Je n'ai pas le sentiment que science et magie soient analogues. Ce sont deux pôles opposés. La magie existe depuis les temps les plus reculés. La science ne date que d'hier — hier étant peut-être il y a deux mille ou dix mille ans. Les années ne comptent guère. Je m'excuse d'avoir l'air de parler comme un professeur. J'ignore tout de ces choses. Je donne mes réactions instinctives. Je suis ennemi du savant, et je pense qu'il est notre ennemi en soi.
Pour finir, je dois faire un aveu qui explique bien des choses à mon sujet. Personne n'offre chaos égal au mien. On croit que je suis un homme d'ordre. Ma maison est en ordre, ma table de travail aussi. Mais en dedans, le chaos fait rage. Je ne crois pas que j'aurais de génie créateur, si je n'étais chaotique à ce point. Tout récemment, des érudits ont déterré un antique manuscrit en rapport avec les temps prébibliques et avec les premières paroles de la Genèse sur la création du monde. Il y est dit que Dieu a fait sortir l'ordre du chaos. Cela n'a rien de commun avec la création. Dieu a mis de l'ordre. Autrement dit, Il n'a pas créé.

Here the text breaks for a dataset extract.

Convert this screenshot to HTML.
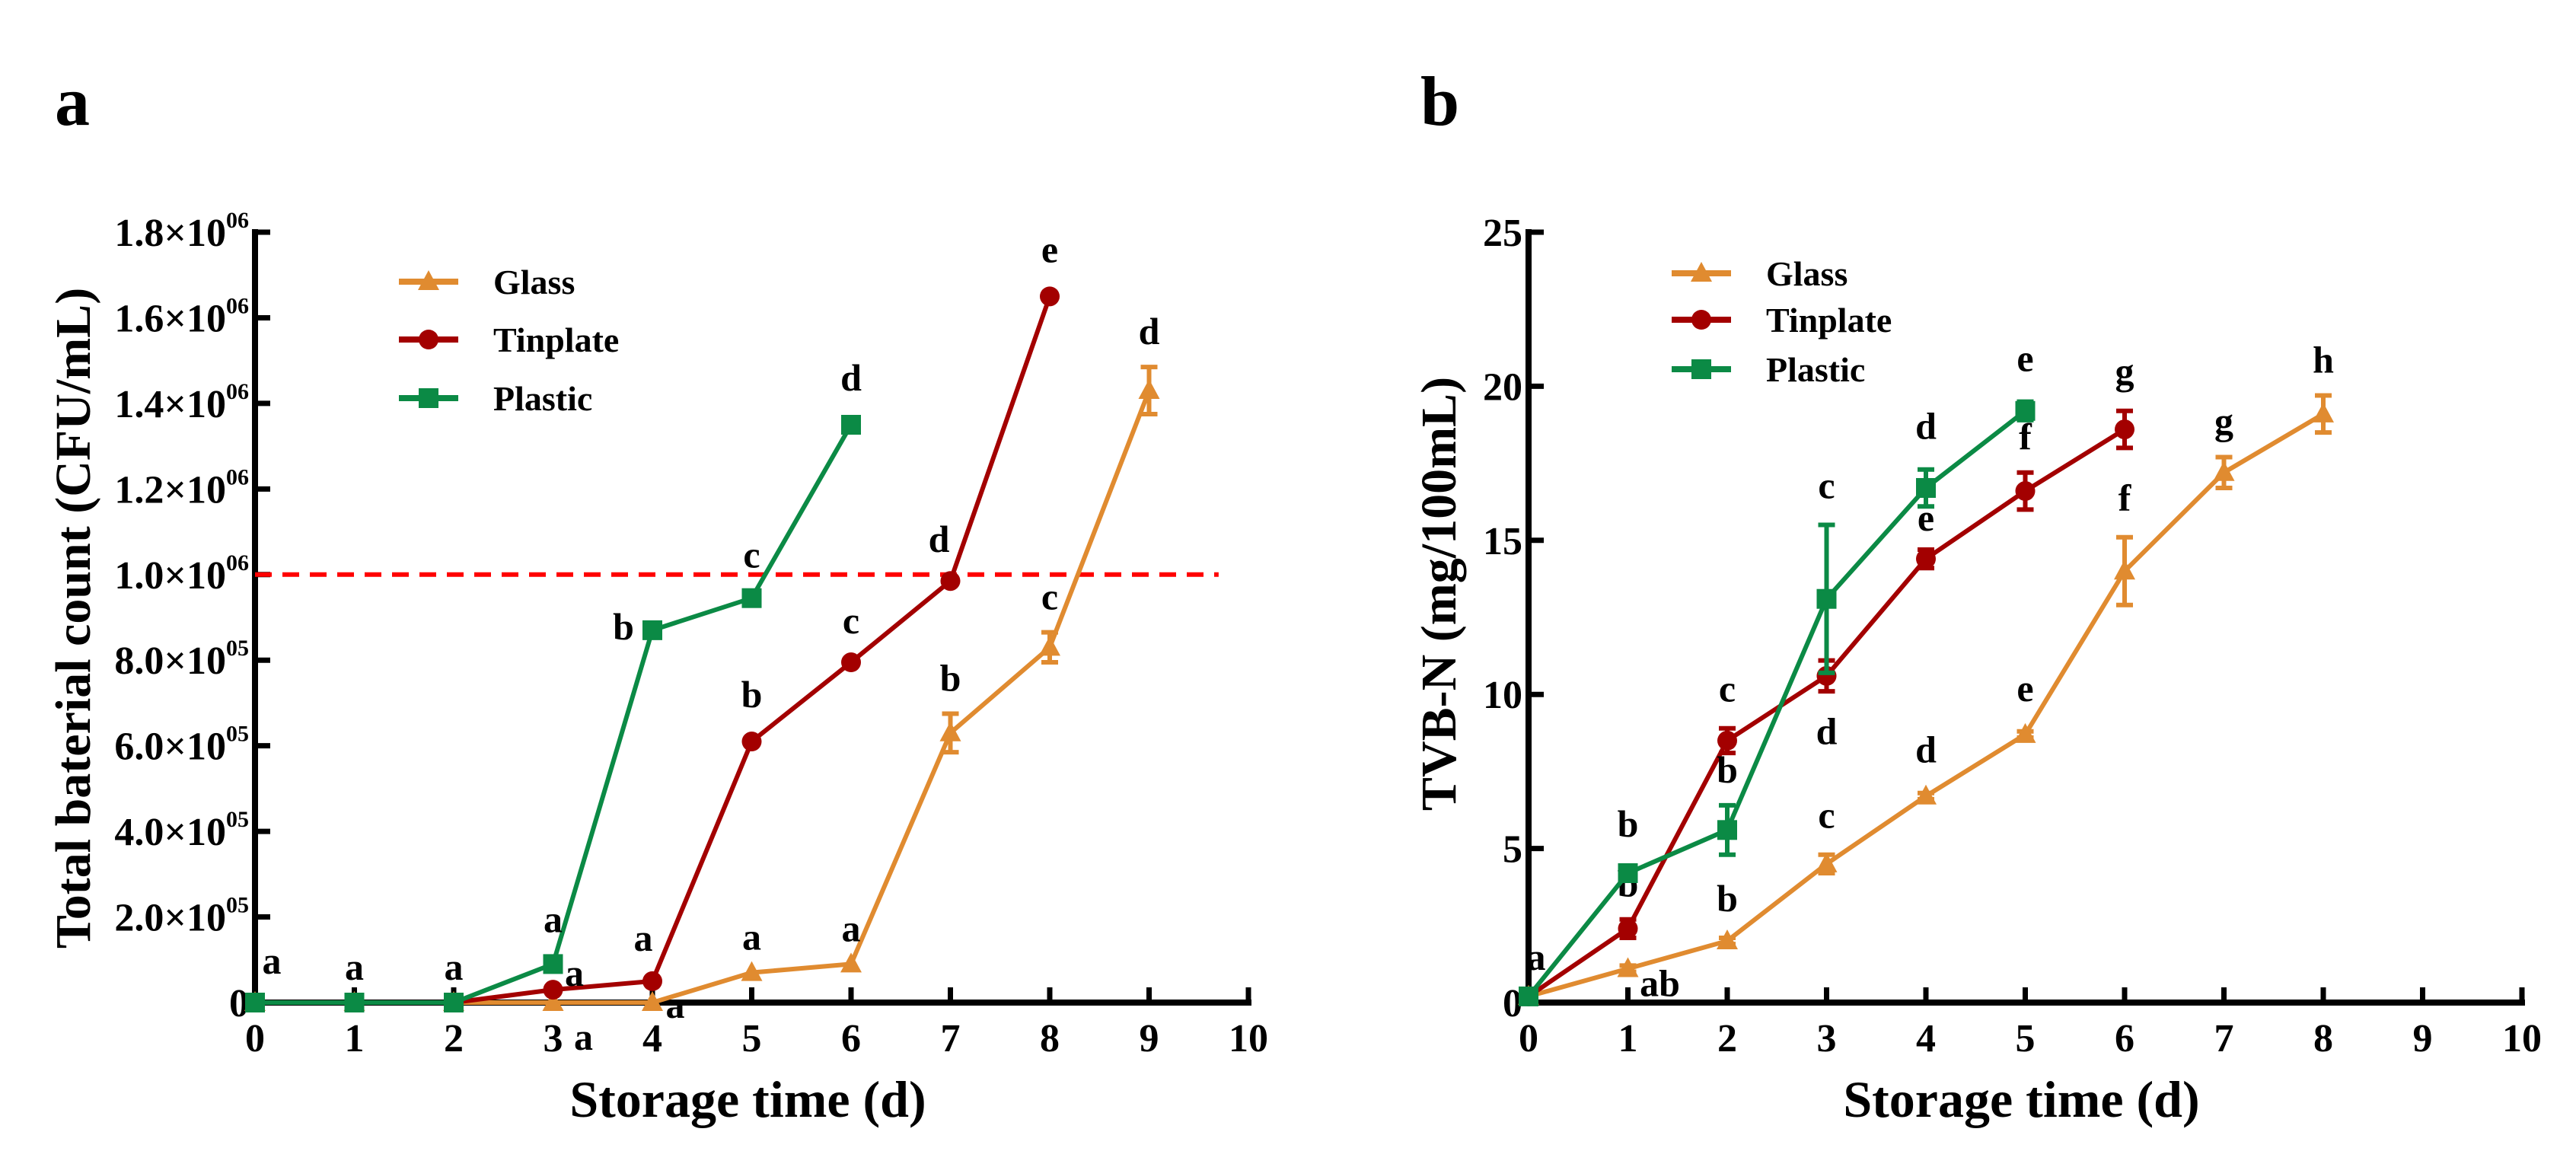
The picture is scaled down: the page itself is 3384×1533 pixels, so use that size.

C'est, à mes yeux, la définition même de l'artiste, que d'être uniquement un homme qui remet de l'ordre dans les choses. Arthur Rimbaud a dit que personne n'a jamais rien créé. L'homme n'a rien d'un créateur. Il se contente de retourner les choses, de les redisposer, un point c'est tout. C'est cela, la création, pour ce qu'il en va de l'homme.